Remember those television commercials featuring Victor Kiam for Remington? “I liked the shaver so much, I bought the company.” The same could be said for Vic Neely. For years, Neely, then working for the Waffle House Corporation in Western North Carolina, came down for the Heritage. On one of those trips he “discovered” Callahan’s and loved it. And six years ago, he bought it.

“It took a lot of faith to leave a secure career of 24 years and make a change. But it was worth it,” Neely said. “Our company owned a condo in Harbour Town. I used to bring my district guys down here all the time. We would come down for the Heritage. That was probably 15 years ago. Every night we would eat seafood, go to the Crazy Crab and CQ’s and have a nice dinner. After about five days, we were down at the Quarterdeck; I was talking with one of the wait staff, one of the ladies there, and said, ‘Look, we just want a locals’ place to go have a hamburger and a beer.’ She said, ‘We go to Callahan’s.’ Every year after that we’d come to Callahan’s. We had a little pool tournament, and just a burger and beer,” Neely remembered. Callahan’s became a regular stop when Neely was on Hilton Head, and Neely became a regular.
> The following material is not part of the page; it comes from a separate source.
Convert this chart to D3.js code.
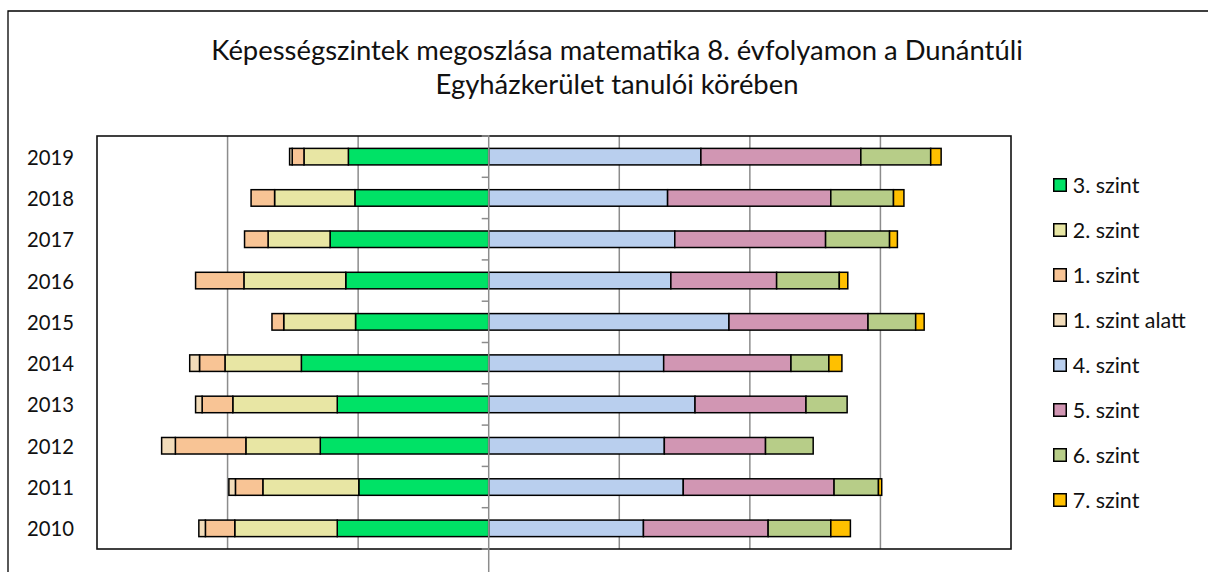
<!DOCTYPE html>
<html>
<head>
<meta charset="utf-8">
<script src="https://cdn.jsdelivr.net/npm/d3@7"></script>
<style>
  html, body { margin: 0; padding: 0; background: #fff; overflow: hidden; }
  svg { display: block; }
  text { font-family: Lato, "Open Sans", sans-serif; fill: #111; }
</style>
</head>
<body>
<svg id="chart" width="1208" height="572"></svg>
<script>
// ---- data ----
const titleLines = ["Képességszintek megoszlása matematika 8. évfolyamon a Dunántúli", "Egyházkerület tanulói körében"];
const years = ["2019", "2018", "2017", "2016", "2015", "2014", "2013", "2012", "2011", "2010"];
const seriesNames = ["3. szint", "2. szint", "1. szint", "1. szint alatt", "4. szint", "5. szint", "6. szint", "7. szint"];
const negativeSeries = ["3. szint", "2. szint", "1. szint", "1. szint alatt"];
const lvl3  = [21.5, 20.5, 24.3, 21.9, 20.4, 28.7, 23.2, 25.8, 19.9, 23.2];
const lvl2  = [6.8, 12.3, 9.5, 15.6, 11.0, 11.7, 16.0, 11.4, 14.7, 15.7];
const lvl1  = [1.8, 3.6, 3.6, 7.4, 1.8, 3.9, 4.7, 10.8, 4.2, 4.5];
const lvl0  = [0.4, 0, 0, 0, 0, 1.5, 1.0, 2.1, 1.0, 1.0];
const lvl4  = [32.5, 27.4, 28.5, 27.9, 36.8, 26.8, 31.6, 26.9, 29.8, 23.7];
const lvl5  = [24.5, 25.0, 23.1, 16.2, 21.3, 19.5, 17.0, 15.5, 23.1, 19.1];
const lvl6  = [10.7, 9.6, 9.8, 9.6, 7.3, 5.8, 6.3, 7.3, 6.8, 9.6];
const lvl7  = [1.6, 1.6, 1.2, 1.3, 1.3, 2.0, 0, 0, 0.5, 3.0];
const xTicks = [-60, -40, -20, 0, 20, 40, 60, 80];
const colors = ["#00E266", "#E8E6A4", "#F8C495", "#F2DCBA", "#B9CFEE", "#D196B3", "#B7CD88", "#FFC000"];

// ---- layout ----
const svg = d3.select("#chart");
const plot = { left: 97, right: 1011, top: 136, bottom: 549 };

const valueArrays = [lvl3, lvl2, lvl1, lvl0, lvl4, lvl5, lvl6, lvl7];
const rows = years.map((y, i) => {
  const r = { year: y };
  seriesNames.forEach((s, k) => {
    const v = valueArrays[k][i];
    r[s] = negativeSeries.includes(s) ? -v : v;
  });
  return r;
});

const x = d3.scaleLinear().domain([xTicks[0], xTicks[xTicks.length - 1]]).range([plot.left, plot.right]);
const y = d3.scaleBand().domain(years).range([plot.top, plot.bottom]).paddingInner(0.6).paddingOuter(0.3);
const color = d3.scaleOrdinal().domain(seriesNames).range(colors);

const stacked = d3.stack().keys(seriesNames).offset(d3.stackOffsetDiverging)(rows);

// outer frame (only top and left edges fall inside the picture)
svg.append("path").attr("d", "M8,580 L8,11 L1220,11")
  .attr("fill", "none").attr("stroke", "#000").attr("stroke-width", 1.3);

// helper: fit text to target width
function fitText(sel, targetWidth) {
  const base = 20;
  sel.style("font-size", base + "px");
  const w = sel.node().getComputedTextLength();
  sel.style("font-size", (base * targetWidth / w).toFixed(2) + "px");
}

// title
const t1 = svg.append("text").attr("x", 617).attr("y", 60).attr("text-anchor", "middle").text(titleLines[0]);
fitText(t1, 812);
const tfs = parseFloat(t1.style("font-size"));
svg.append("text").attr("x", 617).attr("y", 93.5).attr("text-anchor", "middle")
  .style("font-size", tfs + "px").text(titleLines[1]);

// gridlines
svg.append("g").selectAll("line").data(xTicks.slice(1, -1).filter(d => d !== 0)).join("line")
  .attr("x1", d => x(d)).attr("x2", d => x(d))
  .attr("y1", plot.top).attr("y2", plot.bottom)
  .attr("stroke", "#8c8c8c").attr("stroke-width", 1.5);

// plot border
svg.append("rect").attr("x", plot.left).attr("y", plot.top)
  .attr("width", plot.right - plot.left).attr("height", plot.bottom - plot.top)
  .attr("fill", "none").attr("stroke", "#111").attr("stroke-width", 1.6);

// bars
svg.append("g").selectAll("g").data(stacked).join("g")
  .attr("fill", d => color(d.key))
  .selectAll("rect").data(d => d.filter(p => Math.abs(p[1] - p[0]) > 1e-9)).join("rect")
  .attr("x", p => x(Math.min(p[0], p[1])))
  .attr("width", p => Math.abs(x(p[1]) - x(p[0])))
  .attr("y", p => y(p.data.year))
  .attr("height", y.bandwidth())
  .attr("stroke", "#000").attr("stroke-width", 1.5);

// center axis with ticks at category boundaries
const step = y.step();
const boundaries = d3.range(years.length + 1).map(i => plot.top + i * step);
const axisG = svg.append("g");
axisG.append("line").attr("x1", x(0)).attr("x2", x(0)).attr("y1", plot.top - 1).attr("y2", 572)
  .attr("stroke", "#8c8c8c").attr("stroke-width", 1.5);
axisG.selectAll("line.tick").data(boundaries).join("line").attr("class", "tick")
  .attr("x1", x(0) - 7).attr("x2", x(0)).attr("y1", d => d).attr("y2", d => d)
  .attr("stroke", "#8c8c8c").attr("stroke-width", 1.5);

// year labels
const yl = svg.append("g").selectAll("text").data(years).join("text")
  .attr("x", 74).attr("y", d => y(d) + y.bandwidth() / 2)
  .attr("text-anchor", "end").attr("dominant-baseline", "central")
  .text(d => d);
const yearSize = (() => { const n = yl.nodes()[0]; n.style.fontSize = "20px"; const w = n.getComputedTextLength(); return 20 * 47 / w; })();
yl.style("font-size", yearSize + "px");

// legend
const legY0 = 185, legStep = 45;
const leg = svg.append("g").selectAll("g").data(seriesNames).join("g")
  .attr("transform", (d, i) => `translate(1053, ${legY0 + i * legStep})`);
leg.append("rect").attr("x", 0.75).attr("y", -6.25).attr("width", 12.5).attr("height", 12.5)
  .attr("fill", d => color(d)).attr("stroke", "#000").attr("stroke-width", 1.5);
const legText = leg.append("text").attr("x", 19.7).attr("y", 0).attr("dominant-baseline", "central").text(d => d);
const legSize = (() => { const n = legText.nodes()[0]; n.style.fontSize = "20px"; const w = n.getComputedTextLength(); return 20 * 66.7 / w; })();
legText.style("font-size", legSize + "px");
</script>
</body>
</html>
Neely might also be compared to “Frank Druffel,” the fictional CEO-type featured in commercials for Post Shredded Wheat, who proclaims, “We put the ‘no’ in innovation.” The actor very cleverly suggests that once you’ve got something right, why change it. Since its opening in the mid 1980s, Callahan’s Sports Bar and Deluxe Grill (while that happens to be the official name, everybody has always called it simply Callahan’s), its menu is substantially the same as are its environs. It started out, and remains today, a local watering hole. Even its location on New Orleans Road, is truly “local.”

“If that girl at the Quarter Deck hadn’t told me, I’d never have known it was here. I’d have never been on New Orleans Road. I had to get directions,” Neely laughed. “Tourists go down Pope Avenue, into Sea Pines and on 278. That’s kind of it.”
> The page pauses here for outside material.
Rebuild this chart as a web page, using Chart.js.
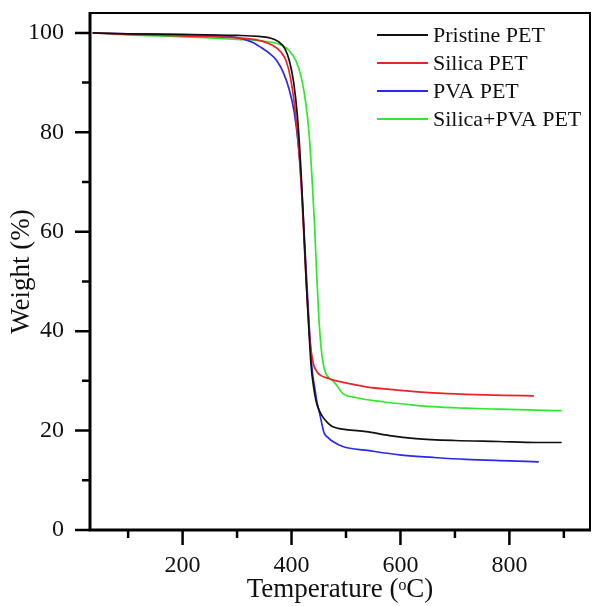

As to change, Neely said, “We still do what we did six, ten years ago: hamburgers, chicken wings, draft beer. We’ll keep the same menu, we’ll keep our prices moderate, and we’ll keep buying the highest quality food. There’ll be no change in that.”

Regular customers, and Callahan’s has had a strong “regulars” following for years, are a mixed bag, young and old(er), bankers, lawyers, food and beverage staff, retirees. “We serve a full menu until 2:00 a.m., so we get a lot of F&B people when everybody else closes down,” Neely said. “We get football and basket ball people (Callahan’s displays a number of wide screen televisions and subscribes to a number of sports packages). In the daytime, we get business people having lunch. Any time you go somewhere on vacation, you see people advertising ‘the locals place.’ Well, I think we really are,” said Neely.
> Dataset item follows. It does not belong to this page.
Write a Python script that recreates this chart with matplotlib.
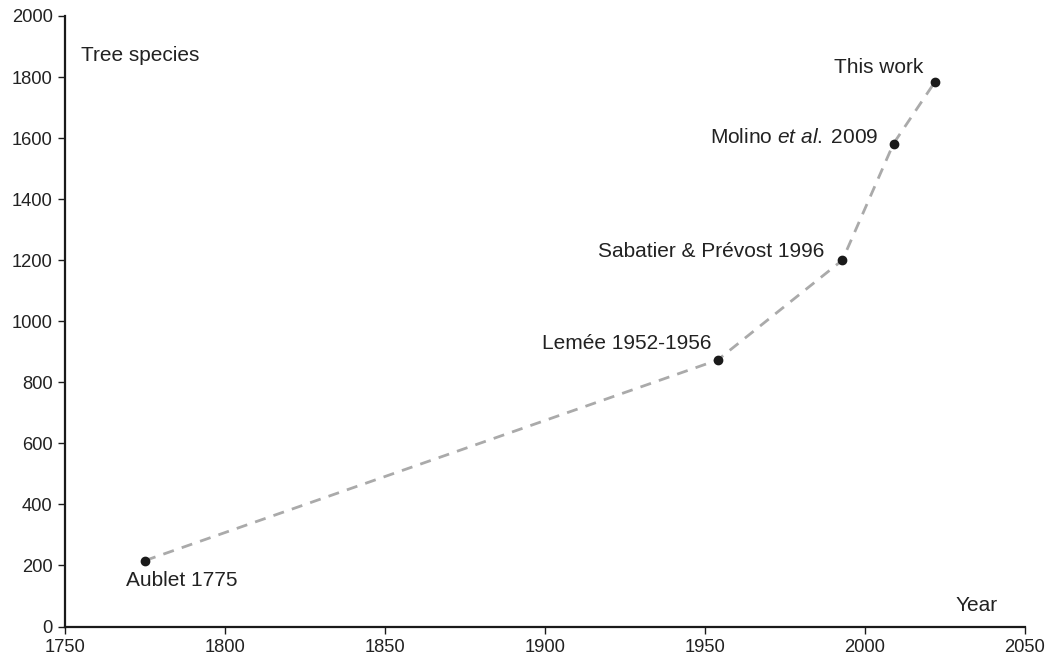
import matplotlib
matplotlib.use("Agg")
import matplotlib.pyplot as plt

plt.rcParams['font.family'] = ['Liberation Sans', 'DejaVu Sans']
plt.rcParams['mathtext.fontset'] = 'custom'
plt.rcParams['mathtext.rm'] = 'Liberation Sans'
plt.rcParams['mathtext.it'] = 'Liberation Sans:italic'

years = [1775, 1954, 1993, 2009, 2022]
species = [216, 873, 1200, 1582, 1785]
labels = ["Aublet 1775", "Lemée 1952-1956", "Sabatier & Prévost 1996",
          "Molino $\\mathit{et\\ al.}\\;$2009", "This work"]
label_offsets = [(37, -20, 'center'), (-6, 17, 'right'), (-18, 9, 'right'),
                 (-15, 6, 'right'), (-12, 14, 'right')]
xticks = [1750, 1800, 1850, 1900, 1950, 2000, 2050]
yticks = list(range(0, 2001, 200))

fig = plt.figure(figsize=(10.47, 6.57), dpi=100)
ax = fig.add_axes([0.0621, 0.0464, 0.9166, 0.9293])

ax.plot(years, species, linestyle=(0, (4, 3)), color='#aaaaaa', linewidth=2, zorder=1)
ax.plot(years, species, 'o', color='#1a1a1a', markersize=6, zorder=2)

for x, y, lab, (dx, dy, ha) in zip(years, species, labels, label_offsets):
    ax.annotate(lab, (x, y), xytext=(dx, dy), textcoords='offset pixels',
                ha=ha, va='center', fontsize=15, color='#222222')

ax.set_xlim(1750, 2050)
ax.set_ylim(0, 2000)
ax.set_xticks(xticks)
ax.set_yticks(yticks)
for s in ['top', 'right']:
    ax.spines[s].set_visible(False)
for s in ['left', 'bottom']:
    ax.spines[s].set_linewidth(1.6)
    ax.spines[s].set_color('#1a1a1a')
ax.tick_params(axis='both', length=5, width=1, color='#1a1a1a', labelsize=13.2,
               labelcolor='#222222', pad=4)

ax.text(0.017, 0.935, "Tree species", transform=ax.transAxes, fontsize=15,
        color='#222222', ha='left', va='center')
ax.text(0.95, 0.035, "Year", transform=ax.transAxes, fontsize=15,
        color='#222222', ha='center', va='center')

fig.savefig("out.png", dpi=100)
There are exceptions. During the Celebrity Golf Tournament in September, it’s not unusual to find a famous face or two at the bar chomping down a large Callahan Burger (a favorite) and sipping a draft beer. “It’s Hilton Head. You get all kinds of people. Jerry Springer has been here a couple of times. He brings his family in, shoots pool for a couple of afternoons,” Neely said. He added that because of the atmosphere at Callahan’s, the notables fit right in with the regular folks.

With seating for about 150 people, six pool tables and dozens of televisions, including 10 large screens, the “sports bar” description definitely fits Callahan’s. Part of the customer base is the presence of local adult teams, celebrating a soccer or rugby victory. But a few years ago, Neely remembered one older customer he found fascinating. “I had a guy, probably in his 90s, used to come in once a week with his son-in-law. He’d come in for a hamburger and one glass of red wine. He was president of General Dynamics. His project was Polaris submarines. I heard stories,” Neely recalled.

One of Neely’s biggest challenges is keeping up with technology. “We’re always upgrading electronics. We have all the sports packages. We keep trying to stay up with quality. Now we have NTN Buzztime trivia games.” NTN games include everything from fantasy football to card games on the big screens. NTN is now a “must” in sports bars.

Two facets of the business Neely likes best are the fact that his two sons are part of his bigger picture. Neely also owns Plantation Café and Deli, with locations on Pope Avenue and in Port Royal Plaza, and both sons help out, though the younger son is still a student at USCB. Not surprisingly, both restaurants are frequented year round by local residents.

Neely described the other aspect he most enjoys. “Sometimes I’ll buy regulars a beer. I might even pick up their tab. They’ll say, ‘You don’t have to do that.’ And I’ll say that one of the very few advantages of owning a restaurant is where you can be around friends and be a host. I’m here because of the people.”